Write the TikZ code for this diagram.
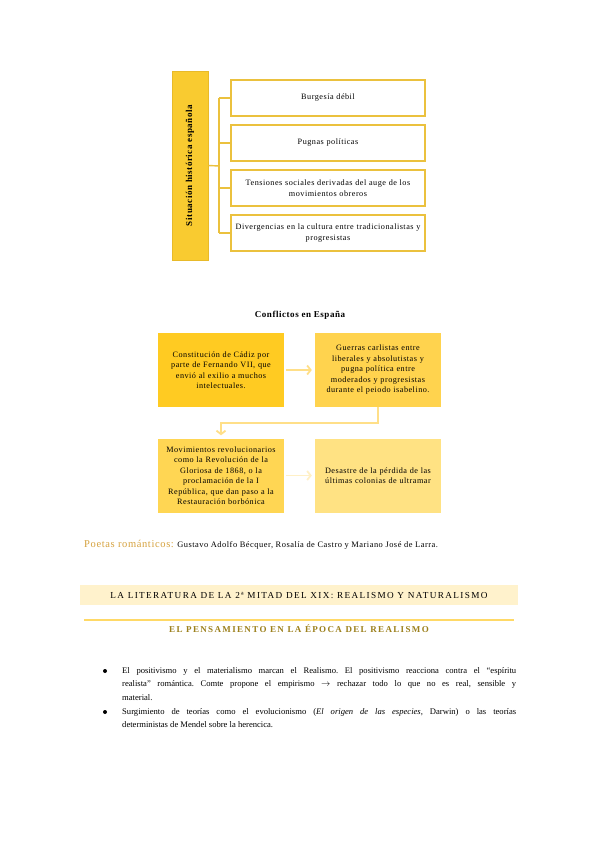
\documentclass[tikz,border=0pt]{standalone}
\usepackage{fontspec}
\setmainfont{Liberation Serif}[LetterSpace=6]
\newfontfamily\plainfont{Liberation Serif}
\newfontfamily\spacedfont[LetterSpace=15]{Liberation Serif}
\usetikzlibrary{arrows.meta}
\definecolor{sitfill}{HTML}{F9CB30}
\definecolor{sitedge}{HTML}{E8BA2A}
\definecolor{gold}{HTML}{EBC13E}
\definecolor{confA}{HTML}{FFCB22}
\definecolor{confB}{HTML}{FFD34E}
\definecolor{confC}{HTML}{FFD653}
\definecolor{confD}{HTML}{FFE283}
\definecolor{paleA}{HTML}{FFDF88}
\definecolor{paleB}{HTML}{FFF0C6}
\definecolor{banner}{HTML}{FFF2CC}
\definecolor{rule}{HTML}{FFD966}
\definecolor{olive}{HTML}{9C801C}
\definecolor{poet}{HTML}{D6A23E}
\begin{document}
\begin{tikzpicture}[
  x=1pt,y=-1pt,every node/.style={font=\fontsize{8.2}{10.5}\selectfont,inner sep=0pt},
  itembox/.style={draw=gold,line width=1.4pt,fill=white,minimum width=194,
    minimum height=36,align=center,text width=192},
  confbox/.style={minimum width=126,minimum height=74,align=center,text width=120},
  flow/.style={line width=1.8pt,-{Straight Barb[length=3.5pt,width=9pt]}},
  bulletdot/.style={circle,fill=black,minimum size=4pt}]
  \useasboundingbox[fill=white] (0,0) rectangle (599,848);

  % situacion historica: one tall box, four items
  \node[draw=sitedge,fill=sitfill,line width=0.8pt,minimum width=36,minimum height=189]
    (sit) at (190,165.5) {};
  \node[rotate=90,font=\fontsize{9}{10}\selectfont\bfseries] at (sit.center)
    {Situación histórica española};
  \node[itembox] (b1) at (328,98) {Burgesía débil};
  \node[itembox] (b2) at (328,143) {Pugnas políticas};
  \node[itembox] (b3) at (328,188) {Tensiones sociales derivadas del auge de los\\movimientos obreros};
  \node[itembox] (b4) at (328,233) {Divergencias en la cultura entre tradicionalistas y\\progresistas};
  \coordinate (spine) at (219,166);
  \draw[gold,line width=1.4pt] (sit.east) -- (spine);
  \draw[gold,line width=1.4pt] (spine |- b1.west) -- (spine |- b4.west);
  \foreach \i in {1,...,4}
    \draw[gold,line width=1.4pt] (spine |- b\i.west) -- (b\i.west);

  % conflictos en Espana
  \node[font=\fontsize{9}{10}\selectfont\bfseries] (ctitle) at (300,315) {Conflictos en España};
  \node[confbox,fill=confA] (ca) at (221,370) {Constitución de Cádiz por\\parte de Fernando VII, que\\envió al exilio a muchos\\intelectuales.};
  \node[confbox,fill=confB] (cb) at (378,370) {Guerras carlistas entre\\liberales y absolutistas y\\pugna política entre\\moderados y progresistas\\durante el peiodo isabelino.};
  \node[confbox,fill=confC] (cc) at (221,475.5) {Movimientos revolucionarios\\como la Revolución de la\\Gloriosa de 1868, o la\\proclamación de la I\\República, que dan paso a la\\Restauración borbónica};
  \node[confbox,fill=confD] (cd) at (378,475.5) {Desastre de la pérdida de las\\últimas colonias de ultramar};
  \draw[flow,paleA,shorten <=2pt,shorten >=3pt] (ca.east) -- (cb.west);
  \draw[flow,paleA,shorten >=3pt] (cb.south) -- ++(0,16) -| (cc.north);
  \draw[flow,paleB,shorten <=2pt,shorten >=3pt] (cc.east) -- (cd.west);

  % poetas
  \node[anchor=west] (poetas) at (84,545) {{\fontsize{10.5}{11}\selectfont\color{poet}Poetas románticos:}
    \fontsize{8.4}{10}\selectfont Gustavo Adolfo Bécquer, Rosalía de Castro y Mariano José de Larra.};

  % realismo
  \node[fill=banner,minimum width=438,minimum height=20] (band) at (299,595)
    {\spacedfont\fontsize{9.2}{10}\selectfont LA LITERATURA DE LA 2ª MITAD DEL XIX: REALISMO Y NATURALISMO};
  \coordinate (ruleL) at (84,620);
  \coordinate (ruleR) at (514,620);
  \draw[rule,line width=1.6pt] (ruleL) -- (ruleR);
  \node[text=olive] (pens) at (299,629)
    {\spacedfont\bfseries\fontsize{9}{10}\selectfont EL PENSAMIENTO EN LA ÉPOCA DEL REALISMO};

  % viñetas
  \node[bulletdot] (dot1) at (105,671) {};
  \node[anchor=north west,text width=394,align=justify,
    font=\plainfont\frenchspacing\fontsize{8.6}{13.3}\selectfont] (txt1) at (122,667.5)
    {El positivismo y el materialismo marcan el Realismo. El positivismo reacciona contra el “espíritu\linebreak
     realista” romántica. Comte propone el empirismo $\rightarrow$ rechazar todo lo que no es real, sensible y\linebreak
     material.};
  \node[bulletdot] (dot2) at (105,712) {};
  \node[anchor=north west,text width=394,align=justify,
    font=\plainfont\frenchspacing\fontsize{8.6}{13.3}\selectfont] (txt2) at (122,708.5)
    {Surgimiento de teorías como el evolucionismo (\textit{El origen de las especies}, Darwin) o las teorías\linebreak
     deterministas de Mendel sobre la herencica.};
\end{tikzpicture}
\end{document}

-- -- --

Do this — Exactly as they appear, print the lines of the listing above from its first line through the line that contains "(0,0) rectangle (599,848);", minus the pictures.

Output below —
Write the TikZ code for this diagram.
\documentclass[tikz,border=0pt]{standalone}
\usepackage{fontspec}
\setmainfont{Liberation Serif}[LetterSpace=6]
\newfontfamily\plainfont{Liberation Serif}
\newfontfamily\spacedfont[LetterSpace=15]{Liberation Serif}
\usetikzlibrary{arrows.meta}
\definecolor{sitfill}{HTML}{F9CB30}
\definecolor{sitedge}{HTML}{E8BA2A}
\definecolor{gold}{HTML}{EBC13E}
\definecolor{confA}{HTML}{FFCB22}
\definecolor{confB}{HTML}{FFD34E}
\definecolor{confC}{HTML}{FFD653}
\definecolor{confD}{HTML}{FFE283}
\definecolor{paleA}{HTML}{FFDF88}
\definecolor{paleB}{HTML}{FFF0C6}
\definecolor{banner}{HTML}{FFF2CC}
\definecolor{rule}{HTML}{FFD966}
\definecolor{olive}{HTML}{9C801C}
\definecolor{poet}{HTML}{D6A23E}
\begin{document}
\begin{tikzpicture}[
  x=1pt,y=-1pt,every node/.style={font=\fontsize{8.2}{10.5}\selectfont,inner sep=0pt},
  itembox/.style={draw=gold,line width=1.4pt,fill=white,minimum width=194,
    minimum height=36,align=center,text width=192},
  confbox/.style={minimum width=126,minimum height=74,align=center,text width=120},
  flow/.style={line width=1.8pt,-{Straight Barb[length=3.5pt,width=9pt]}},
  bulletdot/.style={circle,fill=black,minimum size=4pt}]
  \useasboundingbox[fill=white] (0,0) rectangle (599,848);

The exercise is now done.